>> start Dataset excerpt

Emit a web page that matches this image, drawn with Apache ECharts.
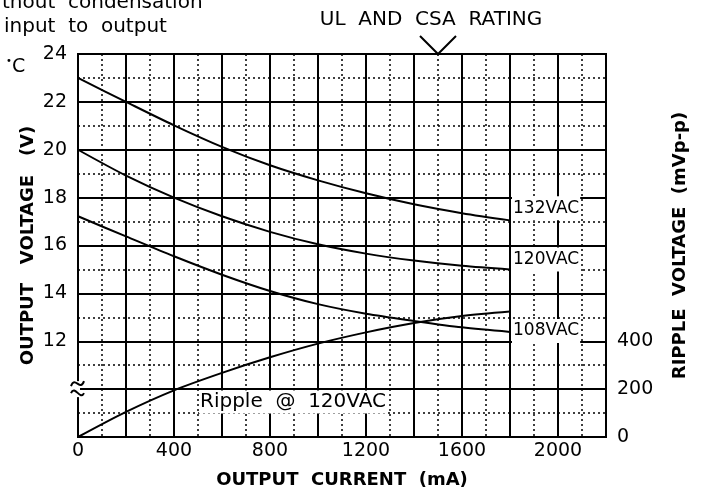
<!DOCTYPE html>
<html>
<head>
<meta charset="utf-8">
<script src="https://cdn.jsdelivr.net/npm/echarts@6/dist/echarts.min.js"></script>
<style>
html, body { margin: 0; padding: 0; background: #fff; }
#chart { width: 701px; height: 494px; }
</style>
</head>
<body>
<div id="chart"></div>
<script>
// output current (mA)
var current = [0, 200, 400, 600, 800, 1000, 1200, 1400, 1600, 1800];
// output voltage (V) per input line
var v132 = [23.0, 22.0, 21.02, 20.12, 19.35, 18.72, 18.18, 17.72, 17.35, 17.05];
var v120 = [20.0, 18.92, 18.0, 17.22, 16.57, 16.05, 15.66, 15.37, 15.15, 15.0];
var v108 = [17.22, 16.38, 15.55, 14.78, 14.1, 13.55, 13.15, 12.85, 12.58, 12.39];
// ripple @ 120VAC (mVp-p)
var ripple = [0, 105, 195, 268, 333, 390, 437, 476, 505, 524];

var xTicks = [0, 400, 800, 1200, 1600, 2000];
var voltTicks = [12, 14, 16, 18, 20, 22, 24];
var rippleTicks = [0, 200, 400];
var ulRating = 1500;

var FONT = 'DejaVu Sans';

function pairs(ys) {
    return current.map(function (x, i) { return [x, ys[i]]; });
}

var chart = echarts.init(document.getElementById('chart'));

function lineSeries(name, ys, dy) {
    return {
        name: name,
        type: 'line',
        data: pairs(ys),
        symbol: 'none',
        smooth: 0.3,
        lineStyle: { color: '#000', width: 2 },
        endLabel: {
            show: true,
            formatter: name,
            distance: 2,
            offset: [0, dy],
            fontFamily: FONT,
            fontSize: 17,
            color: '#000',
            backgroundColor: '#fff',
            padding: [4, 1, 3, 1]
        }
    };
}

var nameStyle = { fontFamily: FONT, fontSize: 18, fontWeight: 'bold', color: '#000' };

var option = {
    animation: false,
    backgroundColor: '#fff',
    grid: {
        left: 78, top: 54, width: 528, height: 384,
        show: true, borderColor: '#000', borderWidth: 2
    },
    xAxis: {
        type: 'value',
        min: 0, max: 2200, interval: 200,
        name: 'OUTPUT  CURRENT  (mA)',
        nameLocation: 'middle',
        nameGap: 34,
        nameMoveOverlap: false,
        nameTextStyle: nameStyle,
        axisLine: { show: true, lineStyle: { color: '#000', width: 2 } },
        axisTick: { show: false },
        minorTick: { show: false, splitNumber: 2 },
        axisLabel: {
            fontFamily: FONT, fontSize: 19, color: '#000', margin: 5,
            formatter: function (v) { return xTicks.indexOf(v) >= 0 ? String(v) : ''; }
        },
        splitLine: { show: true, lineStyle: { color: '#000', width: 2 } },
        minorSplitLine: { show: true, lineStyle: { color: '#000', width: 1.5, type: [2, 3] } }
    },
    yAxis: [{
        type: 'value',
        min: 8, max: 24, interval: 2,
        name: 'OUTPUT   VOLTAGE   (V)',
        nameLocation: 'middle',
        nameGap: 41,
        nameMoveOverlap: false,
        nameTextStyle: nameStyle,
        axisLine: { show: true, lineStyle: { color: '#000', width: 2 } },
        axisTick: { show: false },
        minorTick: { show: false, splitNumber: 2 },
        axisLabel: {
            fontFamily: FONT, fontSize: 19, color: '#000', margin: 11,
            formatter: function (v) { return voltTicks.indexOf(v) >= 0 ? String(v) : ''; }
        },
        splitLine: { show: true, lineStyle: { color: '#000', width: 2 } },
        minorSplitLine: { show: true, lineStyle: { color: '#000', width: 1.5, type: [2, 3] } }
    }, {
        type: 'value',
        position: 'right',
        min: 0, max: 1600, interval: 200,
        name: 'RIPPLE  VOLTAGE  (mVp-p)',
        nameLocation: 'middle',
        nameGap: 65,
        nameMoveOverlap: false,
        nameTextStyle: nameStyle,
        axisLine: { show: true, lineStyle: { color: '#000', width: 2 } },
        axisTick: { show: false },
        axisLabel: {
            fontFamily: FONT, fontSize: 19, color: '#000', margin: 11,
            formatter: function (v) { return rippleTicks.indexOf(v) >= 0 ? String(v) : ''; }
        },
        splitLine: { show: false }
    }],
    series: [
        lineSeries('132VAC', v132, -12),
        lineSeries('120VAC', v120, -10),
        lineSeries('108VAC', v108, -1),
        {
            name: 'Ripple',
            type: 'line',
            yAxisIndex: 1,
            data: pairs(ripple),
            symbol: 'none',
            smooth: 0.3,
            lineStyle: { color: '#000', width: 2 }
        }
    ]
};
chart.setOption(option);

// annotations placed from the axes
var brk = chart.convertToPixel({ xAxisIndex: 0, yAxisIndex: 0 }, [0, 10]);
var ul = chart.convertToPixel({ xAxisIndex: 0, yAxisIndex: 0 }, [ulRating, 24]);
var bx = brk[0], by = brk[1];

function txt(text, x, y, size, extra) {
    var style = {
        text: text, x: x, y: y,
        fontFamily: FONT, fontSize: size, fill: '#000',
        align: 'left', verticalAlign: 'middle'
    };
    for (var k in extra) style[k] = extra[k];
    return { type: 'text', z: 100, style: style };
}

chart.setOption({
    graphic: [
        txt('thout  condensation', 2, 3, 20),
        txt('input  to  output', 4, 27, 20),
        txt('UL  AND  CSA  RATING', 431, 20, 20, { align: 'center' }),
        txt('•', 6, 61, 10),
        txt('C', 12, 67, 19),
        txt('Ripple  @  120VAC', 199, 402, 20, { backgroundColor: '#fff', padding: [2, 1, 1, 1] }),
        {
            type: 'polyline', z: 100,
            shape: { points: [[ul[0] - 18, ul[1] - 18], [ul[0], ul[1]], [ul[0] + 18, ul[1] - 18]] },
            style: { stroke: '#000', lineWidth: 2, fill: null }
        },
        {
            type: 'rect', z: 99,
            shape: { x: bx - 3, y: by - 8, width: 5, height: 16 },
            style: { fill: '#fff' }
        },
        {
            type: 'bezierCurve', z: 100,
            shape: { x1: bx - 7, y1: by - 3, cpx1: bx - 3, cpy1: by - 14, cpx2: bx + 2, cpy2: by + 3, x2: bx + 6, y2: by - 8 },
            style: { stroke: '#000', lineWidth: 2, fill: null }
        },
        {
            type: 'bezierCurve', z: 100,
            shape: { x1: bx - 7, y1: by + 4, cpx1: bx - 3, cpy1: by - 5, cpx2: bx + 2, cpy2: by + 12, x2: bx + 6, y2: by + 4 },
            style: { stroke: '#000', lineWidth: 2, fill: null }
        }
    ]
});

window.addEventListener('resize', function () {
    chart.resize();
});
</script>
</body>
</html>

>> end Dataset excerpt

▸ **Aim of the task**
From the first line above down to the line with "fontWeight: 'bold', color: '#000'", reproduce every line and no others, omitting pictures.

▸ **Result of this exercise**
Emit a web page that matches this image, drawn with Apache ECharts.
<!DOCTYPE html>
<html>
<head>
<meta charset="utf-8">
<script src="https://cdn.jsdelivr.net/npm/echarts@6/dist/echarts.min.js"></script>
<style>
html, body { margin: 0; padding: 0; background: #fff; }
#chart { width: 701px; height: 494px; }
</style>
</head>
<body>
<div id="chart"></div>
<script>
// output current (mA)
var current = [0, 200, 400, 600, 800, 1000, 1200, 1400, 1600, 1800];
// output voltage (V) per input line
var v132 = [23.0, 22.0, 21.02, 20.12, 19.35, 18.72, 18.18, 17.72, 17.35, 17.05];
var v120 = [20.0, 18.92, 18.0, 17.22, 16.57, 16.05, 15.66, 15.37, 15.15, 15.0];
var v108 = [17.22, 16.38, 15.55, 14.78, 14.1, 13.55, 13.15, 12.85, 12.58, 12.39];
// ripple @ 120VAC (mVp-p)
var ripple = [0, 105, 195, 268, 333, 390, 437, 476, 505, 524];

var xTicks = [0, 400, 800, 1200, 1600, 2000];
var voltTicks = [12, 14, 16, 18, 20, 22, 24];
var rippleTicks = [0, 200, 400];
var ulRating = 1500;

var FONT = 'DejaVu Sans';

function pairs(ys) {
    return current.map(function (x, i) { return [x, ys[i]]; });
}

var chart = echarts.init(document.getElementById('chart'));

function lineSeries(name, ys, dy) {
    return {
        name: name,
        type: 'line',
        data: pairs(ys),
        symbol: 'none',
        smooth: 0.3,
        lineStyle: { color: '#000', width: 2 },
        endLabel: {
            show: true,
            formatter: name,
            distance: 2,
            offset: [0, dy],
            fontFamily: FONT,
            fontSize: 17,
            color: '#000',
            backgroundColor: '#fff',
            padding: [4, 1, 3, 1]
        }
    };
}

var nameStyle = { fontFamily: FONT, fontSize: 18, fontWeight: 'bold', color: '#000' };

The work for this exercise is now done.